--- Instructions for the task ---
Pictures stay out of the copy. Please reproduce only the lines between the one holding "Emit a Python" and the one holding "err = [d - np.array(derby_lower), np.array(derby_upper)", inclusive.

--- Working data ---
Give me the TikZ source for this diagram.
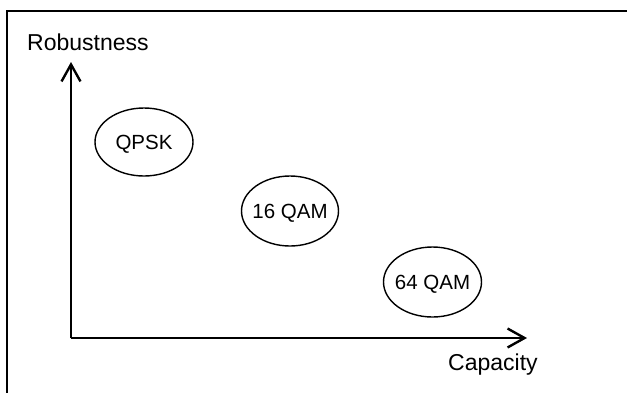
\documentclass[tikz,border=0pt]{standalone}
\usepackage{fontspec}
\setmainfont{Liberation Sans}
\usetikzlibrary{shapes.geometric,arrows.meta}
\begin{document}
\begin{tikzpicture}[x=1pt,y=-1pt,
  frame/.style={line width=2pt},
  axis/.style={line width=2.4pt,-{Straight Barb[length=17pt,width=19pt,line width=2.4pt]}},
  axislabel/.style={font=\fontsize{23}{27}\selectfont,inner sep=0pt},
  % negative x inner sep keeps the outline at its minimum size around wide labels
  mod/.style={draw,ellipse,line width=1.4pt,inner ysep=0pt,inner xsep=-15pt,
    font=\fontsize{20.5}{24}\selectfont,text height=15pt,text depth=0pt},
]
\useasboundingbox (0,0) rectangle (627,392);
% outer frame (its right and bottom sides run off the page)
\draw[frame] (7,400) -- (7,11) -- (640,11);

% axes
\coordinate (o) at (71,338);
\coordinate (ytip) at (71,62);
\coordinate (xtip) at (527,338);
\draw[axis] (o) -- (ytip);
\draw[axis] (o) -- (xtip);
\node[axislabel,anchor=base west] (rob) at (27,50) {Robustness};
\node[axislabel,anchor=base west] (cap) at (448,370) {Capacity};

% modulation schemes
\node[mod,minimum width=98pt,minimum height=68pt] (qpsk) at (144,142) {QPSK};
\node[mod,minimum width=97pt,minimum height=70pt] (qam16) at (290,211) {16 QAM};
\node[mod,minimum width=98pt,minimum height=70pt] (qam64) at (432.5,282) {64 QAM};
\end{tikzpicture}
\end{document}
--
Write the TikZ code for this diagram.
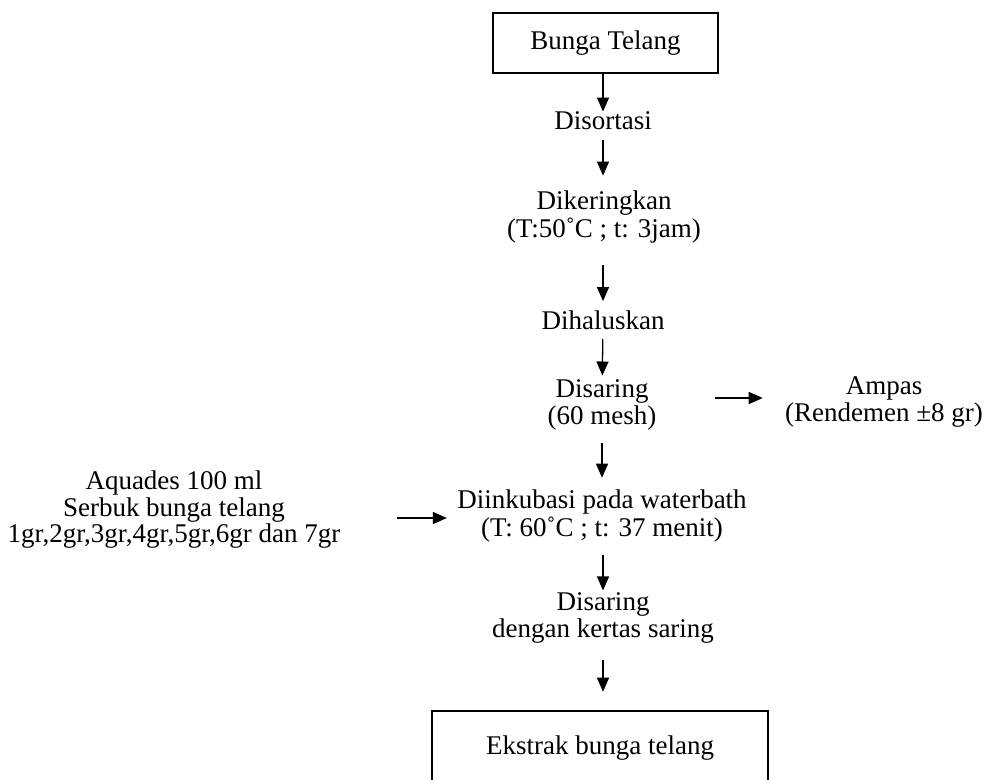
==
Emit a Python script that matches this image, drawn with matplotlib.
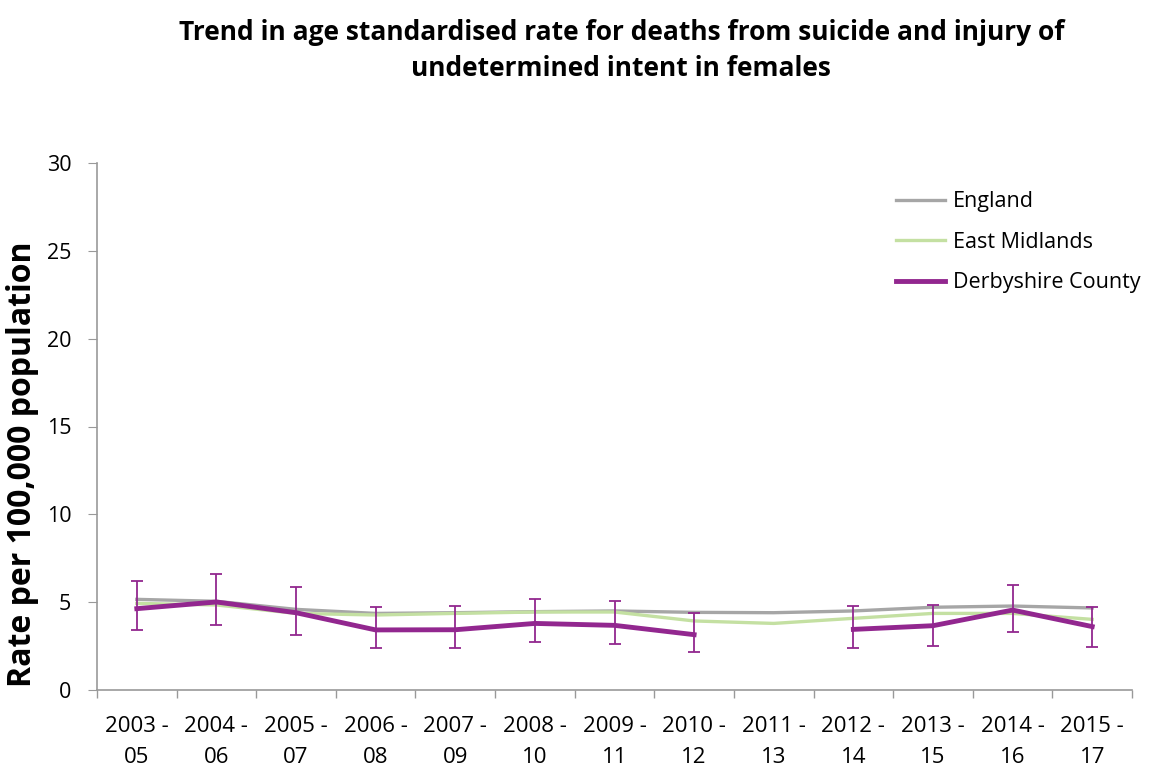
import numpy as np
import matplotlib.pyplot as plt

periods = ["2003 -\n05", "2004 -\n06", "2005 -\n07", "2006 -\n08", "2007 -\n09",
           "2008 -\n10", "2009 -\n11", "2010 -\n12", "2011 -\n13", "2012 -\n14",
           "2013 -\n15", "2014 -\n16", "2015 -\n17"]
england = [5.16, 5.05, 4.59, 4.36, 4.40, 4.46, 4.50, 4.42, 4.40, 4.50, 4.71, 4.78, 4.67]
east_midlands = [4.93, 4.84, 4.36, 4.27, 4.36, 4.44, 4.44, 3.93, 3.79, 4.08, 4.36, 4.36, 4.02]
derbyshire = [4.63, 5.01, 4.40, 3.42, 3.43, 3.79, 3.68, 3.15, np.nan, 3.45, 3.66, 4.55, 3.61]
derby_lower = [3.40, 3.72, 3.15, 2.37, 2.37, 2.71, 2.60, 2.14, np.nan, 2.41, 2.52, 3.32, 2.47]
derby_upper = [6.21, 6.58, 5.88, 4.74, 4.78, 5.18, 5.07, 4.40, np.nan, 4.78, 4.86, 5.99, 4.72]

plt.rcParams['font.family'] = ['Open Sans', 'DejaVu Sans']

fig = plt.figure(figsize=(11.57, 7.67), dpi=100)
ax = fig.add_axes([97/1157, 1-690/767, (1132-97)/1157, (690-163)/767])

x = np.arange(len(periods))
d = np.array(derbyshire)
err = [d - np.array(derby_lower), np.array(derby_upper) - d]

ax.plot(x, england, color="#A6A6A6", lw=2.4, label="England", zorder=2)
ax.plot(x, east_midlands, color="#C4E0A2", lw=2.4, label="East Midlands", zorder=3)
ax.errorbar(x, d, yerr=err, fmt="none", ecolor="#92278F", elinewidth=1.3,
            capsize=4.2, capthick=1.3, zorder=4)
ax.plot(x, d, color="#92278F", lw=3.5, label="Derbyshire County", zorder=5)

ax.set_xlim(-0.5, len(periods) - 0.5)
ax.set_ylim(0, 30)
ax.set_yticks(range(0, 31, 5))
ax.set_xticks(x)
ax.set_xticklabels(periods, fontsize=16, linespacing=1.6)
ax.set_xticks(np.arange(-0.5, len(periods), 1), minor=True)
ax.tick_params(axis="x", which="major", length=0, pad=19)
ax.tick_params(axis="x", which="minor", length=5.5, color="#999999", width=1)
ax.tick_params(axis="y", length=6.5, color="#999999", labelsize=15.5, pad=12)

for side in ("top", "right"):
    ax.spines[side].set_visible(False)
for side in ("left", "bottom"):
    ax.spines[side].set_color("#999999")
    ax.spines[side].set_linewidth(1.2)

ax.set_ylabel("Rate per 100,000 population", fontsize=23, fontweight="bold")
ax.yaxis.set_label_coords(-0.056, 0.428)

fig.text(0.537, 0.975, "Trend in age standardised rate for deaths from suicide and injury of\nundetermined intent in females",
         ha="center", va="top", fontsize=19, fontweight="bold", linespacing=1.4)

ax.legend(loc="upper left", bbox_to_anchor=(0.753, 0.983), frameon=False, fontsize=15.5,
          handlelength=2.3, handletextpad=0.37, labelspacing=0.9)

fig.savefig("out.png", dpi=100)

--- Completed exercise ---
Emit a Python script that matches this image, drawn with matplotlib.
import numpy as np
import matplotlib.pyplot as plt

periods = ["2003 -\n05", "2004 -\n06", "2005 -\n07", "2006 -\n08", "2007 -\n09",
           "2008 -\n10", "2009 -\n11", "2010 -\n12", "2011 -\n13", "2012 -\n14",
           "2013 -\n15", "2014 -\n16", "2015 -\n17"]
england = [5.16, 5.05, 4.59, 4.36, 4.40, 4.46, 4.50, 4.42, 4.40, 4.50, 4.71, 4.78, 4.67]
east_midlands = [4.93, 4.84, 4.36, 4.27, 4.36, 4.44, 4.44, 3.93, 3.79, 4.08, 4.36, 4.36, 4.02]
derbyshire = [4.63, 5.01, 4.40, 3.42, 3.43, 3.79, 3.68, 3.15, np.nan, 3.45, 3.66, 4.55, 3.61]
derby_lower = [3.40, 3.72, 3.15, 2.37, 2.37, 2.71, 2.60, 2.14, np.nan, 2.41, 2.52, 3.32, 2.47]
derby_upper = [6.21, 6.58, 5.88, 4.74, 4.78, 5.18, 5.07, 4.40, np.nan, 4.78, 4.86, 5.99, 4.72]

plt.rcParams['font.family'] = ['Open Sans', 'DejaVu Sans']

fig = plt.figure(figsize=(11.57, 7.67), dpi=100)
ax = fig.add_axes([97/1157, 1-690/767, (1132-97)/1157, (690-163)/767])

x = np.arange(len(periods))
d = np.array(derbyshire)
err = [d - np.array(derby_lower), np.array(derby_upper) - d]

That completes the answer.